### PROBLEM
In the copy, keep every record exact and leave out all images.

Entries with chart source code
*****

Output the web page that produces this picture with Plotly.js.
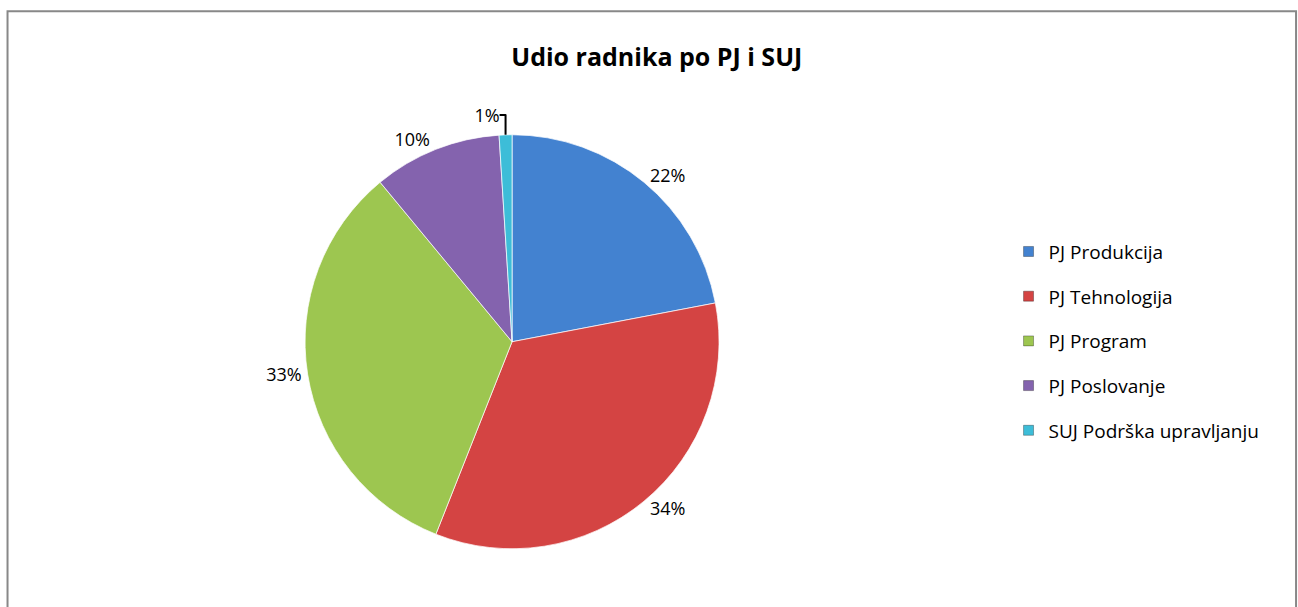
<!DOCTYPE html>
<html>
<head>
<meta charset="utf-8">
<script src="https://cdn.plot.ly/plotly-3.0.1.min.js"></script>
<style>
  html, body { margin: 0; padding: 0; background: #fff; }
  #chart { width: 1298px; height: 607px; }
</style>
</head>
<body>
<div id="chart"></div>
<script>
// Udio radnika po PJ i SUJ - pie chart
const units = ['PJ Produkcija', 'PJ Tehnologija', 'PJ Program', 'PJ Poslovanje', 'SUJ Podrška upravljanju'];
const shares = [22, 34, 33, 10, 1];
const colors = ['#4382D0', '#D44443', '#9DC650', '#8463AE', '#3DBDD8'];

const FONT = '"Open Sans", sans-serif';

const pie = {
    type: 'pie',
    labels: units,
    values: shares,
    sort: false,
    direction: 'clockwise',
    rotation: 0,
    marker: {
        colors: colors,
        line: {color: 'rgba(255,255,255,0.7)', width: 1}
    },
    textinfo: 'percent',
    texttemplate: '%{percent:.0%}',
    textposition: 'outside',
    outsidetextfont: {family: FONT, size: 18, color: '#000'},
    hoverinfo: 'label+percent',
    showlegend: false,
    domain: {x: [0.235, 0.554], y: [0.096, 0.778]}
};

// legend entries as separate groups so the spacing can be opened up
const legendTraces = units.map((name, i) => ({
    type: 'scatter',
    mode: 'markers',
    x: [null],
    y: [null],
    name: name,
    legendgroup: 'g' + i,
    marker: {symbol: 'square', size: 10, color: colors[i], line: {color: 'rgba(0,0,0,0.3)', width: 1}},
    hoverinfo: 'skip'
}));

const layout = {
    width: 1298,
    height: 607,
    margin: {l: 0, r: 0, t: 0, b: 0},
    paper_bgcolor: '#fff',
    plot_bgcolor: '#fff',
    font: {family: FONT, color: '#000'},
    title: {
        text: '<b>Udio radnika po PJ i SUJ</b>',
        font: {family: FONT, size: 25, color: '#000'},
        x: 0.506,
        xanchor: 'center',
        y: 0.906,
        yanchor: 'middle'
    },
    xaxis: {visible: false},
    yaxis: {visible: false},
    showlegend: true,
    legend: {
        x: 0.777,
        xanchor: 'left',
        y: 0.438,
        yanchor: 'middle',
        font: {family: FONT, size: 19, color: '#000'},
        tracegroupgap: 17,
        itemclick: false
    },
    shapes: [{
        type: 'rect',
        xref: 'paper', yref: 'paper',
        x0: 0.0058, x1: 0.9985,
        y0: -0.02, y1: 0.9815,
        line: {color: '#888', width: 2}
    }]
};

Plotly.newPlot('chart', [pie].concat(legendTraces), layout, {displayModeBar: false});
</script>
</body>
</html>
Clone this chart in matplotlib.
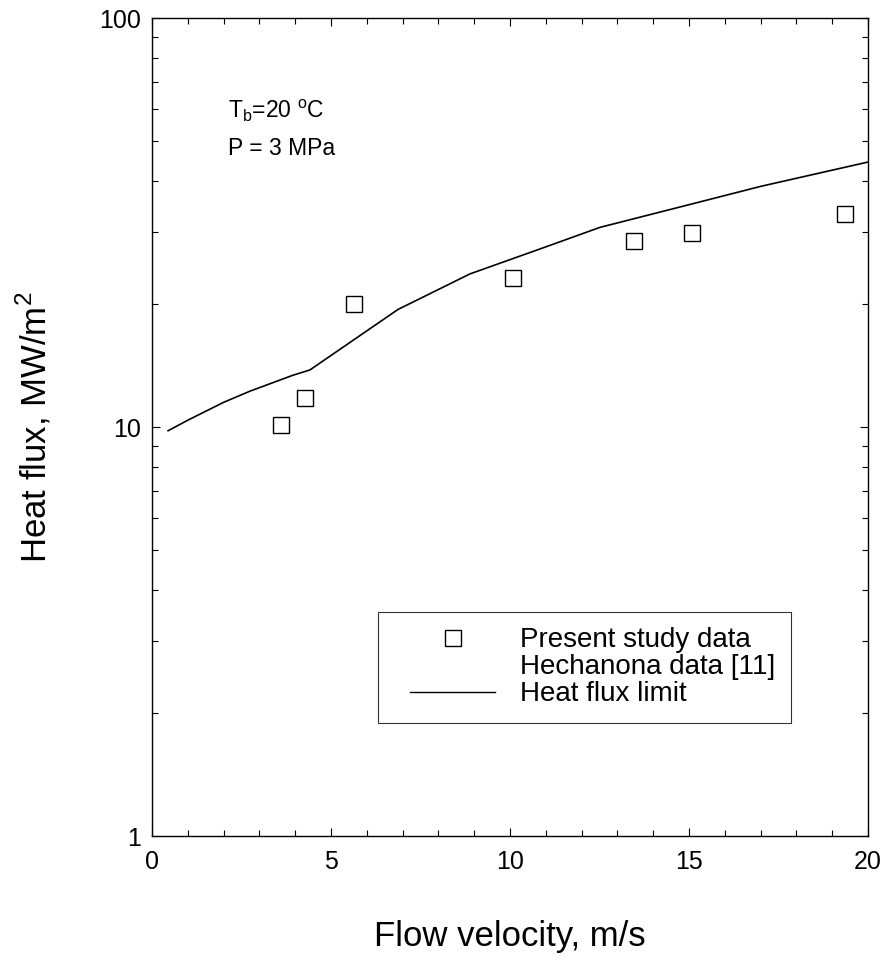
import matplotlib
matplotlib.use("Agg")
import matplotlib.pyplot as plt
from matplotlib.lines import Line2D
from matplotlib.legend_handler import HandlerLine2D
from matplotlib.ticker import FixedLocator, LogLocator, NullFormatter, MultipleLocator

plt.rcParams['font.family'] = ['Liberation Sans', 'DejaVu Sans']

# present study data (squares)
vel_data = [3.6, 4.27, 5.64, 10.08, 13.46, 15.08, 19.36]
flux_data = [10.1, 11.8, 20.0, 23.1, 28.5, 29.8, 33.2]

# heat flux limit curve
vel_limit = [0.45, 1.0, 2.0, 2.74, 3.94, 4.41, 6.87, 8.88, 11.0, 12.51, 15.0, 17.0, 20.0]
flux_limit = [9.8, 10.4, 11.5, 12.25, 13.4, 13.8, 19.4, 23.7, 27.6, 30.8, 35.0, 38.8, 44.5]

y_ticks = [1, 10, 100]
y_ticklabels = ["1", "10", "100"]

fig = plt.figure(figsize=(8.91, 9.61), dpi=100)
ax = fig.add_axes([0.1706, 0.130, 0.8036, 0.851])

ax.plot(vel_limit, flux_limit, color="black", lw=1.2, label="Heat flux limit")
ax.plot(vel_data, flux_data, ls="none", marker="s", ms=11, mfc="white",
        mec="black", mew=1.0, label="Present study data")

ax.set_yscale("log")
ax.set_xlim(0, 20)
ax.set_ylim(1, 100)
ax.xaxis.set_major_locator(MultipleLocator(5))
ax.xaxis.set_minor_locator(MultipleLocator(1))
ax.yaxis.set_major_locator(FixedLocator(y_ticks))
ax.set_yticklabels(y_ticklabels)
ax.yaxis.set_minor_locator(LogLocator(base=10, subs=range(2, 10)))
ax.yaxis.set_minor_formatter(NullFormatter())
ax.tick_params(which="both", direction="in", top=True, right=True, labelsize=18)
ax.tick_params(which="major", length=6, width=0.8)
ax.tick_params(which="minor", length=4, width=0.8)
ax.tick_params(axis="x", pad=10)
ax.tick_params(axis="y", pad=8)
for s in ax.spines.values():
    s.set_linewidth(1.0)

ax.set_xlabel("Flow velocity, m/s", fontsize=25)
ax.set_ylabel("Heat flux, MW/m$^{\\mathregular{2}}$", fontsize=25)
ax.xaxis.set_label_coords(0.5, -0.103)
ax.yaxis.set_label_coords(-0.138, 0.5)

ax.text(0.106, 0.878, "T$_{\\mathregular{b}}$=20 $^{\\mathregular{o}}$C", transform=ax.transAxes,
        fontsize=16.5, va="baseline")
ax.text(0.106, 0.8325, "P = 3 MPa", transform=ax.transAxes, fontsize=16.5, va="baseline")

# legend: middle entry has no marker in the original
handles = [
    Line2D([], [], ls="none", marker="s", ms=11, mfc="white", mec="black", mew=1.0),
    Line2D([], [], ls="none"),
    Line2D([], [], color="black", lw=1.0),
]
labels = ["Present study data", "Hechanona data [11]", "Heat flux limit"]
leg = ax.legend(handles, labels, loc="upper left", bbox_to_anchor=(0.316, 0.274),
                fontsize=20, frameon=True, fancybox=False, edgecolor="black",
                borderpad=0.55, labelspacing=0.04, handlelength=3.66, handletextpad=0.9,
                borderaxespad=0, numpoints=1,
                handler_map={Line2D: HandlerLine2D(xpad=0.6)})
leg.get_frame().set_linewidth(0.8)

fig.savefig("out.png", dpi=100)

*****

### RESPONSE TO THE EXERCISE
Output the web page that produces this picture with Plotly.js.
<!DOCTYPE html>
<html>
<head>
<meta charset="utf-8">
<script src="https://cdn.plot.ly/plotly-3.0.1.min.js"></script>
<style>
  html, body { margin: 0; padding: 0; background: #fff; }
  #chart { width: 1298px; height: 607px; }
</style>
</head>
<body>
<div id="chart"></div>
<script>
// Udio radnika po PJ i SUJ - pie chart
const units = ['PJ Produkcija', 'PJ Tehnologija', 'PJ Program', 'PJ Poslovanje', 'SUJ Podrška upravljanju'];
const shares = [22, 34, 33, 10, 1];
const colors = ['#4382D0', '#D44443', '#9DC650', '#8463AE', '#3DBDD8'];

const FONT = '"Open Sans", sans-serif';

const pie = {
    type: 'pie',
    labels: units,
    values: shares,
    sort: false,
    direction: 'clockwise',
    rotation: 0,
    marker: {
        colors: colors,
        line: {color: 'rgba(255,255,255,0.7)', width: 1}
    },
    textinfo: 'percent',
    texttemplate: '%{percent:.0%}',
    textposition: 'outside',
    outsidetextfont: {family: FONT, size: 18, color: '#000'},
    hoverinfo: 'label+percent',
    showlegend: false,
    domain: {x: [0.235, 0.554], y: [0.096, 0.778]}
};

// legend entries as separate groups so the spacing can be opened up
const legendTraces = units.map((name, i) => ({
    type: 'scatter',
    mode: 'markers',
    x: [null],
    y: [null],
    name: name,
    legendgroup: 'g' + i,
    marker: {symbol: 'square', size: 10, color: colors[i], line: {color: 'rgba(0,0,0,0.3)', width: 1}},
    hoverinfo: 'skip'
}));

const layout = {
    width: 1298,
    height: 607,
    margin: {l: 0, r: 0, t: 0, b: 0},
    paper_bgcolor: '#fff',
    plot_bgcolor: '#fff',
    font: {family: FONT, color: '#000'},
    title: {
        text: '<b>Udio radnika po PJ i SUJ</b>',
        font: {family: FONT, size: 25, color: '#000'},
        x: 0.506,
        xanchor: 'center',
        y: 0.906,
        yanchor: 'middle'
    },
    xaxis: {visible: false},
    yaxis: {visible: false},
    showlegend: true,
    legend: {
        x: 0.777,
        xanchor: 'left',
        y: 0.438,
        yanchor: 'middle',
        font: {family: FONT, size: 19, color: '#000'},
        tracegroupgap: 17,
        itemclick: false
    },
    shapes: [{
        type: 'rect',
        xref: 'paper', yref: 'paper',
        x0: 0.0058, x1: 0.9985,
        y0: -0.02, y1: 0.9815,
        line: {color: '#888', width: 2}
    }]
};

Plotly.newPlot('chart', [pie].concat(legendTraces), layout, {displayModeBar: false});
</script>
</body>
</html>
Clone this chart in matplotlib.
import matplotlib
matplotlib.use("Agg")
import matplotlib.pyplot as plt
from matplotlib.lines import Line2D
from matplotlib.legend_handler import HandlerLine2D
from matplotlib.ticker import FixedLocator, LogLocator, NullFormatter, MultipleLocator

plt.rcParams['font.family'] = ['Liberation Sans', 'DejaVu Sans']

# present study data (squares)
vel_data = [3.6, 4.27, 5.64, 10.08, 13.46, 15.08, 19.36]
flux_data = [10.1, 11.8, 20.0, 23.1, 28.5, 29.8, 33.2]

# heat flux limit curve
vel_limit = [0.45, 1.0, 2.0, 2.74, 3.94, 4.41, 6.87, 8.88, 11.0, 12.51, 15.0, 17.0, 20.0]
flux_limit = [9.8, 10.4, 11.5, 12.25, 13.4, 13.8, 19.4, 23.7, 27.6, 30.8, 35.0, 38.8, 44.5]

y_ticks = [1, 10, 100]
y_ticklabels = ["1", "10", "100"]

fig = plt.figure(figsize=(8.91, 9.61), dpi=100)
ax = fig.add_axes([0.1706, 0.130, 0.8036, 0.851])

ax.plot(vel_limit, flux_limit, color="black", lw=1.2, label="Heat flux limit")
ax.plot(vel_data, flux_data, ls="none", marker="s", ms=11, mfc="white",
        mec="black", mew=1.0, label="Present study data")

ax.set_yscale("log")
ax.set_xlim(0, 20)
ax.set_ylim(1, 100)
ax.xaxis.set_major_locator(MultipleLocator(5))
ax.xaxis.set_minor_locator(MultipleLocator(1))
ax.yaxis.set_major_locator(FixedLocator(y_ticks))
ax.set_yticklabels(y_ticklabels)
ax.yaxis.set_minor_locator(LogLocator(base=10, subs=range(2, 10)))
ax.yaxis.set_minor_formatter(NullFormatter())
ax.tick_params(which="both", direction="in", top=True, right=True, labelsize=18)
ax.tick_params(which="major", length=6, width=0.8)
ax.tick_params(which="minor", length=4, width=0.8)
ax.tick_params(axis="x", pad=10)
ax.tick_params(axis="y", pad=8)
for s in ax.spines.values():
    s.set_linewidth(1.0)

ax.set_xlabel("Flow velocity, m/s", fontsize=25)
ax.set_ylabel("Heat flux, MW/m$^{\\mathregular{2}}$", fontsize=25)
ax.xaxis.set_label_coords(0.5, -0.103)
ax.yaxis.set_label_coords(-0.138, 0.5)

ax.text(0.106, 0.878, "T$_{\\mathregular{b}}$=20 $^{\\mathregular{o}}$C", transform=ax.transAxes,
        fontsize=16.5, va="baseline")
ax.text(0.106, 0.8325, "P = 3 MPa", transform=ax.transAxes, fontsize=16.5, va="baseline")

# legend: middle entry has no marker in the original
handles = [
    Line2D([], [], ls="none", marker="s", ms=11, mfc="white", mec="black", mew=1.0),
    Line2D([], [], ls="none"),
    Line2D([], [], color="black", lw=1.0),
]
labels = ["Present study data", "Hechanona data [11]", "Heat flux limit"]
leg = ax.legend(handles, labels, loc="upper left", bbox_to_anchor=(0.316, 0.274),
                fontsize=20, frameon=True, fancybox=False, edgecolor="black",
                borderpad=0.55, labelspacing=0.04, handlelength=3.66, handletextpad=0.9,
                borderaxespad=0, numpoints=1,
                handler_map={Line2D: HandlerLine2D(xpad=0.6)})
leg.get_frame().set_linewidth(0.8)

fig.savefig("out.png", dpi=100)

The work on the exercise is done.